Ободренный ее поддержкой, Марш согласился поужинать с Уинстоном. Вечер, проведенный вместе с будущим начальником, успокоил Марша. Требования, которые предъявлял Черчилль к своему работнику, выглядели вполне резонными. К концу ужина он принял предложение. Уинстона обрадовало то, что он будет править в княжестве Чемберлена, а его правой рукой станет бывший помощник Джо.
По возвращении домой Эдди тотчас написал письмо Памеле, сообщив ей о своем решении. «Мне кажется, я должен признаться, насколько меня восхитил Черчилль. Я готов сделать все, что в моих силах. Молись за меня».
Вот каким образом Эдди стал личным секретарем Уинстона. И оставался его личным секретарем в течение двадцати пять лет, следуя за Черчиллем из одного кабинета в другой. Он стал не просто доверенным лицом, но и другом. Нельзя сказать, что эта работа была легкой, но он вскоре научился ставить громоотводы, когда над его головой разыгрывалась буря. «Меня не беспокоило то, что он откусит мне голову, — писал Марш в своей автобиографии, — потому что знал, через несколько минут Уинстон опомнится, снова выудит ее из корзины для бумаг и заботливо, даже с церемониями, водрузит на шею».
Уинстон и Эдди смотрелись как два абсолютно неподходящих друг другу человека. Однако, как и в том, что касалось самого Уинстона, лучшие качества Эдди проявлялись не сразу, для этого потребовалось время. Он любил поэзию, любил все, что имело отношение к искусству, вел чрезвычайно скромный образ жизни, зато тратил все свободные деньги на поддержку любимых писателей или на покупку живописных полотен. Он стал первым собирателем картин художника Дункана Гранта, входившего в «кружок Блумсбери».

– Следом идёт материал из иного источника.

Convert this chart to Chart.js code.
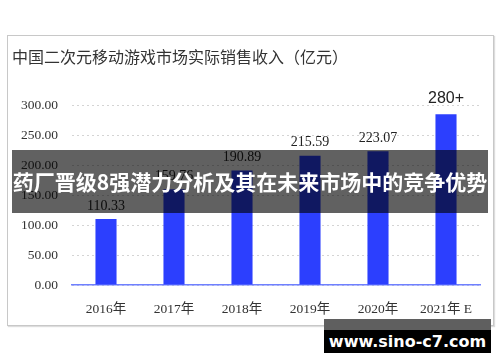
<!DOCTYPE html>
<html>
<head>
<meta charset="utf-8">
<script src="https://cdn.jsdelivr.net/npm/chart.js@4"></script>
<style>
  body { margin: 0; width: 500px; height: 362px; background: #fff; position: relative; overflow: hidden; }
  #box { position: absolute; left: 7px; top: 35px; width: 485px; height: 289px; border: 1px solid #c8c8c8; box-shadow: 1px 1px 1px #ddd; }
  #banner { position: absolute; left: 12px; top: 150px; width: 476px; height: 63px; background: rgba(0,0,0,0.62);
    color: #fff; font: bold 21px "Noto Sans CJK SC", sans-serif; line-height: 63px; text-align: center; white-space: nowrap; }
  #wm-top { position: absolute; left: 324px; top: 319px; width: 167px; height: 11px; background: #5f5f5f; }
  #wm { position: absolute; left: 324px; top: 330px; width: 167px; height: 23px; background: #000;
    color: #fff; font: bold 16px "DejaVu Sans", sans-serif; line-height: 23px; text-align: center; }
</style>
</head>
<body>
<div id="box"><canvas id="myChart" width="485" height="289"></canvas></div>
<div id="banner">药厂晋级8强潜力分析及其在未来市场中的竞争优势</div>
<div id="wm-top"></div>
<div id="wm">www.sino-c7.com</div>
<script>
const chartTitle = "中国二次元移动游戏市场实际销售收入（亿元）";
const years = ["2016年", "2017年", "2018年", "2019年", "2020年", "2021年 E"];
const revenue = [110.33, 159.76, 190.89, 215.59, 223.07, 285];
const valueLabels = ["110.33", "159.76", "190.89", "215.59", "223.07", "280+"];
const yTicks = [0, 50, 100, 150, 200, 250, 300];

// write the numbers above the bars
const barLabels = {
  id: "barLabels",
  afterDatasetsDraw(chart) {
    const ctx = chart.ctx;
    const bars = chart.getDatasetMeta(0).data;
    ctx.save();
    ctx.textAlign = "center";
    ctx.textBaseline = "bottom";
    ctx.fillStyle = "#222";
    bars.forEach((bar, i) => {
      if (valueLabels[i].endsWith("+")) {
        ctx.font = "16px 'Liberation Sans', sans-serif";
        ctx.fillText(valueLabels[i], bar.x, bar.y - 8);
      } else {
        ctx.font = "14px 'Liberation Serif', serif";
        ctx.fillText(valueLabels[i], bar.x, bar.y - 6);
      }
    });
    ctx.restore();
  }
};

const ctx = document.getElementById("myChart");
new Chart(ctx, {
  type: "bar",
  data: {
    labels: years,
    datasets: [
      {
        label: "收入",
        data: revenue,
        backgroundColor: "#2c3ffe",
        barPercentage: 0.62,
        categoryPercentage: 0.5,
      },
    ],
  },
  options: {
    responsive: false,
    animation: false,
    layout: { padding: { left: 4, right: 13, top: 0, bottom: 0 } },
    plugins: {
      legend: { display: false },
      tooltip: { enabled: false },
      title: {
        display: true,
        text: chartTitle,
        align: "start",
        color: "#333",
        font: { family: "'Noto Sans CJK SC', sans-serif", size: 16, weight: "normal" },
        padding: { top: 11, bottom: 39 },
      },
    },
    scales: {
      x: {
        grid: { display: false },
        border: { color: "#6f80ff", width: 1.5 },
        ticks: {
          color: "#333",
          padding: 8,
          font: { family: "'Liberation Serif', 'Noto Sans CJK SC', serif", size: 13.5 },
        },
        afterFit: (scale) => { scale.height = 40; },
      },
      y: {
        min: 0,
        max: 300,
        border: { display: false, dash: [2, 3] },
        grid: { color: "#d4d4d4", drawTicks: false },
        afterBuildTicks: (scale) => { scale.ticks = yTicks.map((v) => ({ value: v })); },
        afterFit: (scale) => { scale.width = 60; },
        ticks: {
          color: "#333",
          padding: 14,
          font: { family: "'Liberation Serif', serif", size: 13.5 },
          callback: (v) => v.toFixed(2),
        },
      },
    },
  },
  plugins: [barLabels],
});
</script>
</body>
</html>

Эдди Марш стал близким другом и покровителем поэта Руперта Брука, и после смерти поэта в 1915 году выступил в роли его литературного душеприказчика. Столь же щедро он помогал писать песни, пользующиеся большой известностью, своему другу Айвору Новелло. Мелодия песни «Страна, которая может быть» принадлежит Новелло, но слова написал Эдди. Ходили слухи, что Памела — давняя поклонница — любила Марша, его лирические стихи проникали в душу, трогая самые чувствительные струны сердца. Он написал лучшие строки об ускользающем видении: «На пути сомнений, страха нам вдруг ночью удавалось обнаружить свет надежды».
Страстный поклонник английской грамматики, Эдди — это было самым любимым делом, — правил тексты, которые ему давали, выискивая в них неточные выражения и ошибки. Его начальники — в том числе и Черчилль — ценили это качество. Ценили этот дар и друзья Эдди, многими своими успехами в литературе они были обязаны именно ему. Так, например, Сомерсет Моэм был в числе тех друзей и тех писателей, для кого в последние годы уже вошло в привычку отдавать Эдди свою рукопись для чтения и правки. Они могли часами спорить: следует ли принять за норму английского языка уменьшительную форму от слова «ланч». Эдди настаивал на том, что слово может существовать только в неизменной форме. Моэм, не всегда соглашавшийся с ним, написал: «Думаю, что ты знаешь английскую грамматику лучше кого бы то ни было в Англии».
Эдди открыл секрет, как можно выдерживать долгие годы, целыми днями занимаясь чисто бюрократической деятельностью. Еще в молодости он освоил способ засыпать минут на тридцать во время рабочего дня так, что со стороны этого никто не замечал. Он стал засыпать в церкви, и никто не замечал, что он вдруг цепенел. И у себя на работе, в министерстве, он каждый день пользовался своей способностью спать послеобеденным сном, сидя совершенно прямо с видом человека, просто погруженного в мысли. Если кто-нибудь обращался к нему в эту минуту, он тотчас включался и мог выслушать с полным вниманием, но как только оказывался в одиночестве — опять погружался в дремоту. Эдди обучил этому приему и Черчилля, называя состояние послеобеденной «комой».